Photo used with permission from Jaime Nack


The Abridged Version

I began writing stories as soon as I could hold a crayon. Today I hold an MFA in Writing for Children and Young Adults from the Vermont College of Fine Arts. DEVIN RHODES IS DEAD is my debut novel and the winner of the National Association of Elementary School Principals Children’s Book Award. I am also a four-time finalist for the Katherine Paterson Prize for Young Adult and Children’s Writing, offered by the journal, Hunger Mountain. I live in a suburb of New York City with my husband, two sons, a carnival goldfish named Cinnamon, and a love of chocolate. 

The Longer Version

Those who knew me in grade school may fondly (or not so fondly) recall my crayon and construction paper narratives.

My very first book was about a germ named Sneazle, who disliked being a germ because he didn’t like making people sick. My first series followed, a collection of stories about magical creatures called Fluffy Furs, who looked strikingly like my friend, Sneazle (Hey, I never said I was an illustrator.) 

I wrote my first novel in my 8th grade woodshop notebook (hence my lack of woodworking skills.) It was a supernatural mystery that gave me the tingles as I wrote it. I couldn’t wait to wake up each morning so I could write again. Quite simply, I was hooked. And I have been ever since…

I was a voracious reader as a child and still am as an adult. Some of my favorite childhood books were: A Wrinkle in Time, by Madeline L’Engle, The Chronicles of Prydain series, by Lloyd Alexander, The Dark is Rising Sequence, by Susan Cooper, The Haunting, by Margaret Mahy, Mrs. Frisby and the Rats of NIMH, by Robert C. O’Brien, The House With the Clock in its Walls, by John Bellairs, The Great Brain series, by John D. Fitzgerald, and The Little Leftover Witch, by Florence Laughlin. My very first fan letter was written to Florence Laughlin, after I finished reading The Little Leftover Witch. I swooned like a 1960’s-era teen Beatles fan, when I received her generous reply. 

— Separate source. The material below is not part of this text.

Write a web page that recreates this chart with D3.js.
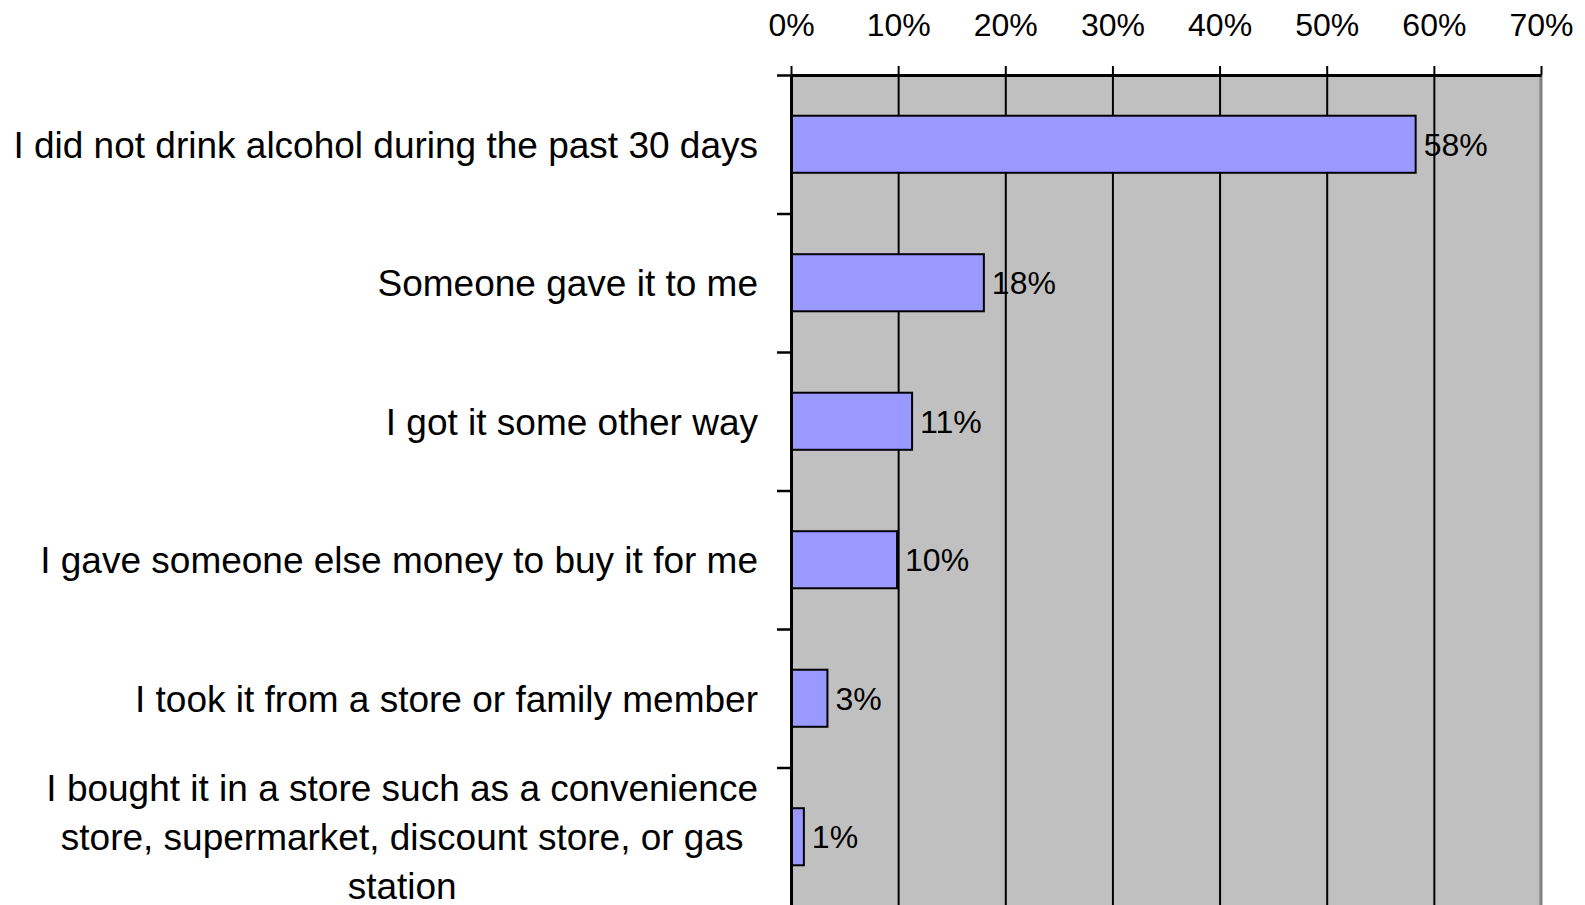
<!DOCTYPE html>
<html>
<head>
<meta charset="utf-8">
<script src="https://cdn.jsdelivr.net/npm/d3@7"></script>
<style>
body { margin:0; background:#fff; }
svg { display:block; font-family:"Liberation Sans", Arial, sans-serif; }
</style>
</head>
<body>
<svg></svg>
<script>
// answers, top to bottom
var categories = [
    "I did not drink alcohol during the past 30 days",
    "Someone gave it to me",
    "I got it some other way",
    "I gave someone else money to buy it for me",
    "I took it from a store or family member",
    "I bought it in a store such as a convenience store, supermarket, discount store, or gas station"
];
var values = [0.583, 0.18, 0.113, 0.099, 0.034, 0.012];
var tickValues = [0, 0.1, 0.2, 0.3, 0.4, 0.5, 0.6, 0.7];

var screen = {width:1585, height:905}
var plot = {left:791, right:1541, top:75, bottom:906}

var svg = d3.select("svg")
    .attr("width", screen.width)
    .attr("height", screen.height)

var xScale = d3.scaleLinear()
    .domain([0, 0.7])
    .range([plot.left, plot.right])

var yScale = d3.scaleBand()
    .domain(categories)
    .range([plot.top, plot.bottom])
    .paddingInner(0.588)
    .paddingOuter(0.294)

// boundaries between categories, for the little ticks on the left
var yEdge = d3.scaleLinear()
    .domain([0, categories.length])
    .range([plot.top, plot.bottom])

// plot background
svg.append("rect")
    .attr("x", plot.left)
    .attr("y", plot.top)
    .attr("width", plot.right - plot.left)
    .attr("height", plot.bottom - plot.top)
    .attr("fill", "#c0c0c0")

// gridlines
var grid = svg.append("g")
    .attr("transform", "translate(0," + plot.top + ")")
    .call(d3.axisBottom(xScale)
        .tickValues(tickValues.slice(1, -1))
        .tickSize(plot.bottom - plot.top)
        .tickFormat(""))
grid.select(".domain").remove()
grid.selectAll("line").attr("stroke", "#000").attr("stroke-width", 2)

// right border of the plot area
svg.append("line")
    .attr("x1", plot.right).attr("x2", plot.right)
    .attr("y1", plot.top).attr("y2", plot.bottom)
    .attr("stroke", "#808080")
    .attr("stroke-width", 3)

// bars
svg.append("g")
    .selectAll("rect")
    .data(values)
    .enter()
    .append("rect")
    .attr("x", xScale(0))
    .attr("y", function(d, i) { return yScale(categories[i]); })
    .attr("width", function(d) { return xScale(d) - xScale(0); })
    .attr("height", yScale.bandwidth())
    .attr("fill", "#9999ff")
    .attr("stroke", "#000")
    .attr("stroke-width", 2)

// value labels
svg.append("g")
    .selectAll("text")
    .data(values)
    .enter()
    .append("text")
    .attr("x", function(d) { return xScale(d) + 8; })
    .attr("y", function(d, i) { return yScale(categories[i]) + yScale.bandwidth() / 2; })
    .attr("dy", "0.36em")
    .attr("font-size", 32)
    .attr("fill", "#000")
    .text(d3.format(".0%"))

// top axis
var xAxis = svg.append("g")
    .attr("transform", "translate(0," + plot.top + ")")
    .call(d3.axisTop(xScale)
        .tickValues(tickValues)
        .tickSize(9)
        .tickSizeOuter(0)
        .tickPadding(30)
        .tickFormat(d3.format(".0%")))
xAxis.select(".domain").attr("stroke", "#000").attr("stroke-width", 3)
xAxis.selectAll("line").attr("stroke", "#000").attr("stroke-width", 2)
xAxis.selectAll("text")
    .attr("font-size", 32)
    .attr("font-family", "Liberation Sans, Arial, sans-serif")
    .attr("fill", "#000")

// left axis with ticks between categories
var yAxis = svg.append("g")
    .attr("transform", "translate(" + plot.left + ",0)")
    .call(d3.axisLeft(yEdge)
        .tickValues(d3.range(0, categories.length))
        .tickSize(14)
        .tickSizeOuter(0)
        .tickFormat(""))
yAxis.select(".domain").attr("stroke", "#000").attr("stroke-width", 3)
yAxis.selectAll("line").attr("stroke", "#000").attr("stroke-width", 2.5)

// category labels, wrapped like the spreadsheet did
var labelRight = 758
var wrapWidth = 750
var lineHeight = 49

var labels = svg.append("g")
    .attr("font-size", 37)
    .attr("fill", "#000")

categories.forEach(function(cat, i) {
    var cy = yScale(cat) + yScale.bandwidth() / 2
    var text = labels.append("text").attr("text-anchor", "middle")
    var words = cat.split(" ")
    var lines = []
    var line = []
    var probe = text.append("tspan")
    words.forEach(function(w) {
        line.push(w)
        probe.text(line.join(" "))
        if (probe.node().getComputedTextLength() > wrapWidth && line.length > 1) {
            line.pop()
            lines.push(line.join(" "))
            line = [w]
        }
    })
    lines.push(line.join(" "))
    probe.remove()

    var maxW = 0
    lines.forEach(function(l) {
        var t = text.append("tspan").text(l)
        maxW = Math.max(maxW, t.node().getComputedTextLength())
    })
    var cx = labelRight - maxW / 2
    text.selectAll("tspan")
        .attr("x", cx)
        .attr("y", function(d, j) {
            return cy + (j - (lines.length - 1) / 2) * lineHeight
        })
        .attr("dy", "0.36em")
})
</script>
</body>
</html>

I grew up on Long Island, New York, which while the home to many a strip mall, is also a lovely historic place. As a child, I visited the old homes, harbors and cemeteries and grew up with the sense that we are deeply connected to those who came before us. I often wondered about those people—What were they like? What did they think about? Dream about? Wish for? What kinds of adventures did they have, all in the course of a life lived? What kinds of stories disappeared without being told?

As a writer, I get to imagine the lives of my characters. I get to explore their thoughts and their dreams. And then I get to share them with my readers.